Differentiating between key-client and strategic account management programs
Many firms offer key-client programs that provide a distinctly elevated level of service to clients who are top revenue contributors. Although key clients receive a range of special services — including planning ahead for future legal needs — they don’t necessarily get a client team that provides quarterly reviews, post-matter debriefs, and other benefits reserved for strategic accounts.
As their key-client programs mature, some firms will start to consider factors other than revenue when selecting key clients: industry, growth potential, and competitive position, for example. While a client that qualifies for strategic account management services is likely already a key client, most key clients won’t ever be a part of the program.
Qualifying clients for strategic account management
Unlike key-client programs, strategic account management programs require significant investment of firm resources — so selecting the right strategic accounts requires careful vetting. To select a client for inclusion into the program, your marketing and BD team should first assess the strength of the existing relationship and its projected longevity and growth as well as opportunities to achieve mutual benefit.
Begin by looking at the number of practice groups engaged as a key indicator of the strength of your firm’s relationship with the client. The more diversified the client is across practice groups, the less likely your firm is at risk of losing their business in the near term.
For example, if a client is spending $2 million annually on employment litigation, but not engaging with any other practice groups, the entirety of that business could go away if a client contact were to move on. By contrast, if a client is spending $2 million across employment litigation, M&A, and corporate governance, the loss of a single practice area could be mitigated by the diversified portfolio of business.
In addition to diversification, your firm should consider alignment with growth objectives as a key qualifier for strategic account status. When your firm and strategic account are moving in the same direction, the goodwill that you’ve invested will pay off. As your firm seeks to land and expand in new geographies, industries, and specializations, influential strategic account clients can make valuable introductions and provide sound advice.
Creating mutual benefit from aligned resources and objectives
It makes sense to view a strategic account as something akin to a large-scale lateral hire. Much like hiring an experienced lawyer who will bring a book of business and specialized expertise, you should invest in a strategic account relationship with the expectation that the client will deliver incremental business and opportunities your firm could not land on its own.
Say your firm is preparing to market a niche specialization commanding premium fees — for example, M&A in the healthcare industry. A health care client focused on acquisition as a growth strategy could be an ideal strategic account — not only to help fill your pipeline with a steady stream of business, but also to help your firm develop the infrastructure and expertise required to become the market leader for this highly profitable legal service.
Or say your firm is interested in launching a practice in an emerging sector with high growth potential, such as renewable energy. Partnering with a client that’s a market leader in the industry can help you build a foundation for building out your practice.
Because the role of strategic accounts in firm growth initiatives is so consequential — and because mutual commitment is critical — firms need to do their due diligence.
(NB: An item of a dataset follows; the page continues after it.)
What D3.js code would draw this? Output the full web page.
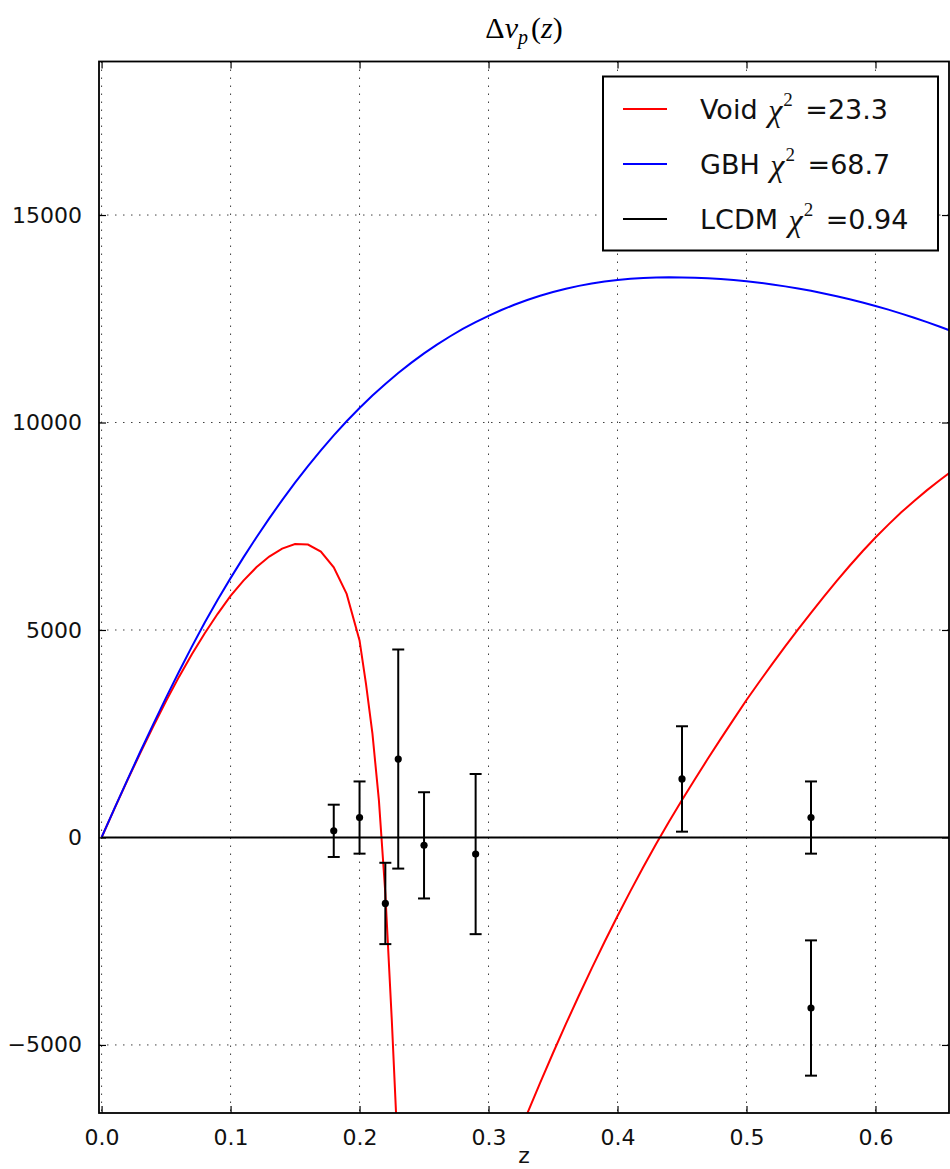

Using a solution like OnePlace Marketing & Business Development, your firm can surface and analyze a wealth of information about a client’s organization and the strength of its relationships within your firm — helping to inform your decision about whether to move forward.
Becoming your clients’ trusted advisor
As in any successful partnership, trust, cultural compatibility, and aligned interests are crucial. Your clients will benefit from stronger firm relationships, exceptional service, and easy access to a trusted advisor who provides advice and support beyond legal services. Your firm, in turn, will also benefit from those stronger relationships — as well as the reliability of recurring revenue year over year and the doors that strategic accounts can open to help you succeed with your growth initiatives.
Laying the groundwork starts with careful planning: What are your firm’s growth targets and how will you get there? How can you support growth initiatives with lateral hiring? What role can strategic accounts play in expanding our business into new geographies, industries, and specializations?
Because the decision to elevate a client to a strategic account is complicated and nuanced, your firm can benefit from the objectivity technology can provide. Using a solution like OnePlace Marketing & Business Development, firms can surface who knows whom, and how well. They can also analyze the business patterns — such as historical billings, annual revenue, and the number of practice groups engaged — that show a consistent growth trajectory. Finally, the data should show that a client’s business is moving in the same direction your firm is headed. When objectives are aligned, both your firm and your strategic accounts win.